De gemeente kent twee soorten investeringen. Investeringen met een economisch nut en investeringen met een maatschappelijk nut. Investeringen met een economisch nut zijn alle investeringen die bijdragen aan de mogelijkheid middelen te verwerven en/of die verhandelbaar zijn. Dit kan bijvoorbeeld door de kosten ervan in tarieven te verwerken (denk aan het rioolrecht). Alle andere investeringen zijn investeringen met maatschappelijk nut. U leest hier hoe de gemeente haar investeringen financiert.
Investeringen met een maatschappelijk nut via totaal financiering
Dit betekent dat de gemeente als één geheel wordt beschouwd. Dus alle inkomsten en uitgaven worden hierbij betrokken. De achterliggende gedachte is dat tijdelijke overschotten van de ene activiteit een andere activiteit kunnen financieren. Deze wijze van financieren heet ook wel 'totaalfinanciering'. Het rentepercentage is voor 2018 0%. Dit is gelijk aan de rente voor de al aanwezige activa. Voor investeringen in de openbare ruimte met maatschappelijk nut hebben we bestemmingsreserves om de afschrijvingslasten te dekken.
Investeringen met een economisch nut zonder verband met gebruiksgoederen via projectfinanciering
Van projectfinanciering is er sprake wanneer een lening extern is aangetrokken ten behoeve van de financiering van een specifiek project, een specifieke activiteit. Investeringen in gebruiksgoederen vallen hier niet onder. Het rentepercentage voor deze leningen is voor 2018 2,8%. Dit is de huidige langjarige rente. Hoe de rente zich gaat ontwikkelen is onzeker. De verwachting is echter dat deze eerder zal stijgen dan dalen.
Voor grondexploitaties geldt een andere rente. Het BBV schrijft hiervoor een berekening voor. De rente is voor 2018 1,03%. Wordt voor een specifieke grondexploitatie gebruik gemaakt van projectfinanciering? Dan wordt op het rentepercentage voor deze specifieke grondexploitatie een uitzondering gemaakt.

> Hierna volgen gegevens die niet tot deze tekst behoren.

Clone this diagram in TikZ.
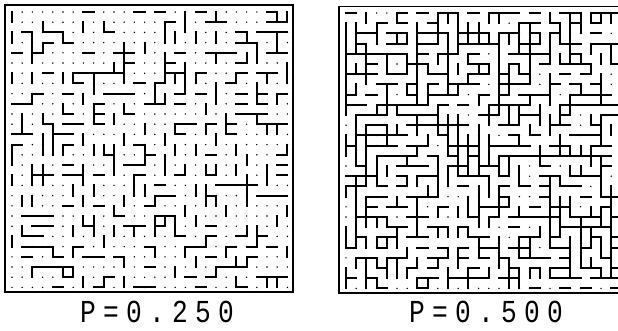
\documentclass[tikz,border=0pt]{standalone}
\usepackage{fontspec}
\newfontfamily\plotfont{Liberation Mono}
\tikzset{
  bond/.style={line width=1.9pt, line cap=rect},
  panelframe/.style={line width=1.3pt},
  plotlabel/.style={font=\plotfont\fontsize{32}{32}\selectfont, inner sep=0pt, anchor=center}
}
\newcommand\pc[1]{\makebox[23pt]{\scalebox{0.82}[1]{#1}}}
\newcommand\drawlattice[3]{%
  \foreach \i in {0,...,27}{%
    \foreach \j in {0,...,27}{%
      \fill ({#1+7+\i*10.2},{#2+7+\j*10.2}) circle (0.8);
      \ifnum\i<27
        \pgfmathrnd
        \ifdim\pgfmathresult pt<#3pt
          \draw[bond] ({#1+7+\i*10.2},{#2+7+\j*10.2}) -- ++(10.2,0);
        \fi
      \fi
      \ifnum\j<27
        \pgfmathrnd
        \ifdim\pgfmathresult pt<#3pt
          \draw[bond] ({#1+7+\i*10.2},{#2+7+\j*10.2}) -- ++(0,10.2);
        \fi
      \fi
    }%
  }%
}
\begin{document}
\begin{tikzpicture}[x=1pt,y=-1pt]
\useasboundingbox (0,0) rectangle (618,330);
\begin{scope}
  \clip (0,0) rectangle (618,330);
  \pgfmathsetseed{4711}
  \drawlattice{5}{5}{0.25}
  \drawlattice{339}{6}{0.5}
  \draw[panelframe] (5,5) rectangle (293,292);
  \draw[panelframe] (339,6.5) rectangle (627,293);
\end{scope}
\node[plotlabel] (pa) at (157,312) {\pc{P}\pc{=}\pc{0}\pc{.}\pc{2}\pc{5}\pc{0}};
\node[plotlabel] (pb) at (486,312) {\pc{P}\pc{=}\pc{0}\pc{.}\pc{5}\pc{0}\pc{0}};
\end{tikzpicture}
\end{document}
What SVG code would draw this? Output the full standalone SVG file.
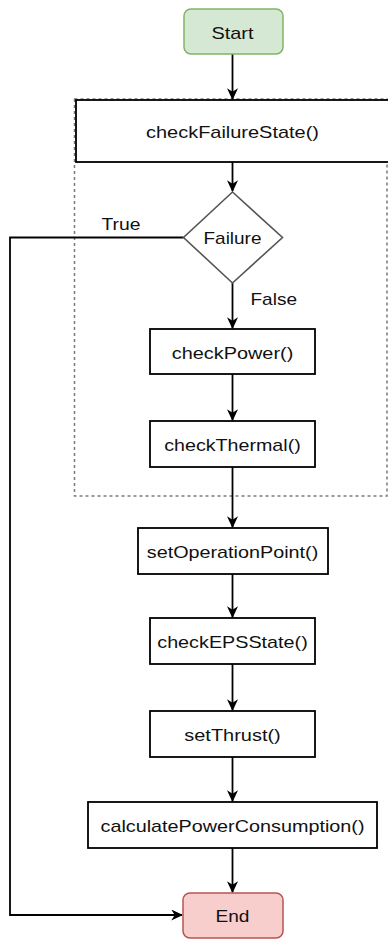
<svg xmlns="http://www.w3.org/2000/svg" width="388" height="940" viewBox="0 0 388 940">
  <style>
    .box { fill: #ffffff; stroke: #000000; stroke-width: 1.8; }
    .start { fill: #d5e8d4; stroke: #82b366; stroke-width: 1.5; }
    .end { fill: #f8cecc; stroke: #b85450; stroke-width: 1.5; }
    .dec { fill: #ffffff; stroke: #555555; stroke-width: 1.6; }
    .group { fill: none; stroke: #7a7a7a; stroke-width: 1.5; stroke-dasharray: 3 3; }
    .edge { fill: none; stroke: #000000; stroke-width: 1.8; }
    text { font-family: "Liberation Sans", Arial, sans-serif; font-size: 17px; fill: #111111; }
    .c { text-anchor: middle; }
  </style>
  <defs>
    <marker id="arrow" viewBox="0 0 10 10" refX="9" refY="5" markerWidth="12" markerHeight="11" markerUnits="userSpaceOnUse" orient="auto" preserveAspectRatio="none">
      <path d="M0,0 L10,5 L0,10 L3,5 z" fill="#000000"/>
    </marker>
  </defs>

  <!-- white page -->
  <rect x="0" y="0" width="388" height="940" fill="#ffffff"/>

  <!-- dashed container around the checks -->
  <rect id="checks-group" class="group" x="74.5" y="99" width="312.5" height="397"/>

  <g id="connectors">
    <line class="edge" x1="232.5" y1="54" x2="232.5" y2="99" marker-end="url(#arrow)"/>
    <line class="edge" x1="232.5" y1="162" x2="232.5" y2="191" marker-end="url(#arrow)"/>
    <line class="edge" x1="232.5" y1="283" x2="232.5" y2="328" marker-end="url(#arrow)"/>
    <line class="edge" x1="232.5" y1="374" x2="232.5" y2="420" marker-end="url(#arrow)"/>
    <line class="edge" x1="232.5" y1="467" x2="232.5" y2="527" marker-end="url(#arrow)"/>
    <line class="edge" x1="232.5" y1="574" x2="232.5" y2="617" marker-end="url(#arrow)"/>
    <line class="edge" x1="232.5" y1="664" x2="232.5" y2="710" marker-end="url(#arrow)"/>
    <line class="edge" x1="232.5" y1="757" x2="232.5" y2="801" marker-end="url(#arrow)"/>
    <line class="edge" x1="232.5" y1="848" x2="232.5" y2="892" marker-end="url(#arrow)"/>
    <polyline class="edge" points="183.5,237.5 10,237.5 10,915 182,915" marker-end="url(#arrow)"/>
    <text x="101.5" y="230" textLength="39" lengthAdjust="spacingAndGlyphs">True</text>
    <text x="250.5" y="305" textLength="46.5" lengthAdjust="spacingAndGlyphs">False</text>
  </g>

  <g id="start">
    <rect class="start" x="184" y="9" width="99" height="45" rx="7"/>
    <text class="c" x="232.5" y="39" textLength="42" lengthAdjust="spacingAndGlyphs">Start</text>
  </g>

  <g id="checkFailureState">
    <rect class="box" x="76" y="100" width="330" height="62"/>
    <text class="c" x="232.5" y="138" textLength="173" lengthAdjust="spacingAndGlyphs">checkFailureState()</text>
  </g>

  <g id="failure">
    <polygon class="dec" points="232.5,192 282.5,237.5 232.5,283 183.5,237.5"/>
    <text class="c" x="232.5" y="244" textLength="58" lengthAdjust="spacingAndGlyphs">Failure</text>
  </g>

  <g id="checkPower">
    <rect class="box" x="150" y="329" width="165" height="45"/>
    <text class="c" x="232.5" y="358.5" textLength="121.5" lengthAdjust="spacingAndGlyphs">checkPower()</text>
  </g>

  <g id="checkThermal">
    <rect class="box" x="150" y="421" width="165" height="46"/>
    <text class="c" x="232.5" y="450.5" textLength="136.5" lengthAdjust="spacingAndGlyphs">checkThermal()</text>
  </g>

  <g id="setOperationPoint">
    <rect class="box" x="138" y="528" width="190" height="46"/>
    <text class="c" x="232.5" y="557.5" textLength="171.5" lengthAdjust="spacingAndGlyphs">setOperationPoint()</text>
  </g>

  <g id="checkEPSState">
    <rect class="box" x="150" y="618" width="165" height="46"/>
    <text class="c" x="232.5" y="647.5" textLength="150.5" lengthAdjust="spacingAndGlyphs">checkEPSState()</text>
  </g>

  <g id="setThrust">
    <rect class="box" x="150" y="711" width="165" height="46"/>
    <text class="c" x="232.5" y="740.5" textLength="96.5" lengthAdjust="spacingAndGlyphs">setThrust()</text>
  </g>

  <g id="calculatePowerConsumption">
    <rect class="box" x="88" y="802" width="289" height="46"/>
    <text class="c" x="232.5" y="831.5" textLength="264" lengthAdjust="spacingAndGlyphs">calculatePowerConsumption()</text>
  </g>

  <g id="end">
    <rect class="end" x="183" y="893" width="100" height="45" rx="7"/>
    <text class="c" x="232.5" y="922" textLength="34" lengthAdjust="spacingAndGlyphs">End</text>
  </g>
</svg>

Mogelijk stijgende rente op de kapitaal markt is een belangrijk risico
Het effect van een stijgende rente is voor nieuwe investeringen met een economisch nut erg groot. Dit omdat we daar per investering een nieuwe lening voor aantrekken.Voor de gebruikelijke reserves geldt een rente van 1,6%. Dit is het percentage voor de inflatiecorrectie.
Twee mogelijkheden om renterisico’s bij projectfinanciering af te dekken
Deze kunnen we inzetten als er zekerheid is over hoeveel we willen investeren. Deze zekerheid is er bij het vaststellen van de begroting. Deze mogelijkheden zijn wel kostbaar. Ook mogen ze geen schijn van speculeren in zich hebben. De mogelijkheden zijn:
1. Het aantrekken van een langlopende lening als gekoppelde projectfinanciering
Hierbij leen je gelijk alle middelen voor het projecten in een bepaald jaar. Het nadeel van deze variant is dat er geld wordt aangetrokken dat nog niet (geheel) nodig is. Hierover moeten we wel rente betalen. Dit risico geldt tot het moment waarop het aangetrokken bedrag geheel is aangewend.
2. Een langlopende lening aantrekken met uitgestelde storting
Hierbij spreek je af wat je gaat lenen en tegen welk rentepercentage. Het geld krijg je pas als je het nodig hebt. De rente die je afspreekt hoger is dan de dan geldende marktrente. Het is onzeker hoe de rente zich ontwikkeld tijdens de periode van de lening. Dit kan zowel positief als negatief uitpakken.